Myths and Legends: Stories of the Gods
The myths and legends of the Roman gods are a rich tapestry of tales that explain natural phenomena, human behaviors, and the origins of Rome. These stories were more than just entertainment; they were integral to Roman religion and moral education. Through these myths, Romans learned about the virtues and vices, the consequences of actions, and the nature of the universe.
Each god had a set of myths associated with them, often involving heroic feats, moral lessons, or explanations of natural occurrences. For instance, the story of Romulus and Remus, said to be sons of Mars, told the legendary founding of Rome. Venus, the mother of Aeneas, played a crucial role in the Trojan War and the eventual establishment of Rome.
These myths were also a way for Romans to understand and relate to their gods. Through these stories, gods were given personalities and motives, making them more relatable to the people. The enduring nature of these myths demonstrates their importance in shaping Roman culture and values.
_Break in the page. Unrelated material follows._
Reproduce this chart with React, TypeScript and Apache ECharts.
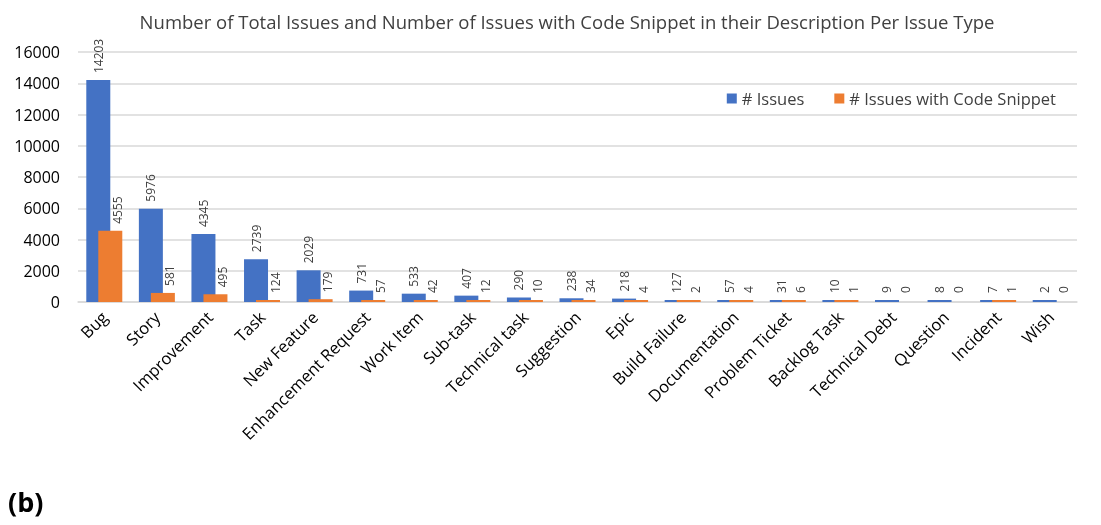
import React, { useEffect, useRef } from "react";
import * as echarts from "echarts";

const categories = [
  "Bug", "Story", "Improvement", "Task", "New Feature", "Enhancement Request",
  "Work Item", "Sub-task", "Technical task", "Suggestion", "Epic", "Build Failure",
  "Documentation", "Problem Ticket", "Backlog Task", "Technical Debt", "Question",
  "Incident", "Wish",
];
const issues = [14203, 5976, 4345, 2739, 2029, 731, 533, 407, 290, 238, 218, 127, 57, 31, 10, 9, 8, 7, 2];
const issuesWithSnippet = [4555, 581, 495, 124, 179, 57, 42, 12, 10, 34, 4, 2, 4, 6, 1, 0, 0, 1, 0];
const yTicks = [0, 2000, 4000, 6000, 8000, 10000, 12000, 14000, 16000];

const FONT = "'Open Sans', sans-serif";
const BLUE = "#4472C4";
const ORANGE = "#ED7D31";

export default function App() {
  const ref = useRef<HTMLDivElement>(null);
  useEffect(() => {
    if (!ref.current) return;
    const chart = echarts.init(ref.current, null, { renderer: "svg" });
    const mk = (arr: number[], color: string) =>
      arr.map((v) => ({
        value: v,
        itemStyle: { color: v === 0 ? "transparent" : color },
      }));
    const label = (offsetRight: number) => ({
      show: true,
      position: "top" as const,
      rotate: 90,
      align: "left" as const,
      verticalAlign: "middle" as const,
      distance: 7,
      offset: [0, offsetRight],
      fontFamily: FONT,
      fontSize: 12,
      color: "#404040",
    });
    chart.setOption({
      animation: false,
      title: {
        text: "Number of Total Issues and Number of Issues with Code Snippet in their Description Per Issue Type",
        left: 562,
        textAlign: "center",
        top: 7,
        textStyle: { fontFamily: FONT, fontSize: 18.5, fontWeight: "normal", color: "#404040" },
      },
      legend: {
        right: 40,
        top: 85,
        itemWidth: 10,
        itemHeight: 10,
        itemGap: 30,
        icon: "rect",
        textStyle: { fontFamily: FONT, fontSize: 16.5, color: "#404040" },
        data: ["# Issues", "# Issues with Code Snippet"],
      },
      grid: { left: 78, right: 24, top: 52, bottom: 223 },
      xAxis: {
        type: "category",
        data: categories,
        axisLine: { lineStyle: { color: "#D9D9D9", width: 1.5 } },
        axisTick: { show: false },
        axisLabel: {
          rotate: 45,
          interval: 0,
          margin: 12,
          fontFamily: FONT,
          fontSize: 16.5,
          color: "#000",
        },
      },
      yAxis: {
        type: "value",
        min: yTicks[0],
        max: yTicks[yTicks.length - 1],
        interval: 2000,
        axisLine: { show: false },
        axisTick: { show: false },
        splitLine: { lineStyle: { color: "#D9D9D9", width: 1.5 } },
        axisLabel: {
          margin: 18,
          fontFamily: FONT,
          fontSize: 16,
          color: "#000",
          formatter: (v: number) => String(v),
        },
      },
      series: [
        {
          name: "# Issues",
          type: "bar",
          data: mk(issues, BLUE),
          itemStyle: { color: BLUE },
          barWidth: 24,
          barGap: "-50%",
          barMinHeight: 2,
          label: label(0),
        },
        {
          name: "# Issues with Code Snippet",
          type: "bar",
          data: mk(issuesWithSnippet, ORANGE),
          itemStyle: { color: ORANGE },
          barWidth: 24,
          barGap: "-50%",
          barMinHeight: 2,
          label: label(7),
        },
      ],
      graphic: [
        {
          type: "text",
          left: 8,
          top: 488,
          style: { text: "(b)", fontFamily: FONT, fontSize: 27, fontWeight: "bold", fill: "#000" },
        },
      ],
    });
    return () => chart.dispose();
  }, []);
  return <div ref={ref} style={{ position: "fixed", left: 0, top: 0, width: 1101, height: 525 }} />;
}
The Legacy of Roman Religion in Modern Culture
The legacy of Roman religion extends far beyond the ancient world. Many aspects of Roman religious practices and beliefs have influenced modern culture, art, and language. The names of Roman gods are still used in astronomy and literature, and their stories continue to inspire artists and writers.
Roman mythology has played a significant role in shaping Western literary and artistic traditions. Characters and themes from Roman myths have appeared in countless works of literature, art, and music over the centuries. Additionally, the architectural style of Roman temples has influenced Western architectural design, particularly in government and religious buildings.
Moreover, many modern religious and cultural practices have roots in ancient Roman traditions. Festivals, rituals, and the concept of patron deities can be traced back to Roman religious practices. This enduring influence shows the significant impact that Roman religion and mythology have had on Western civilization.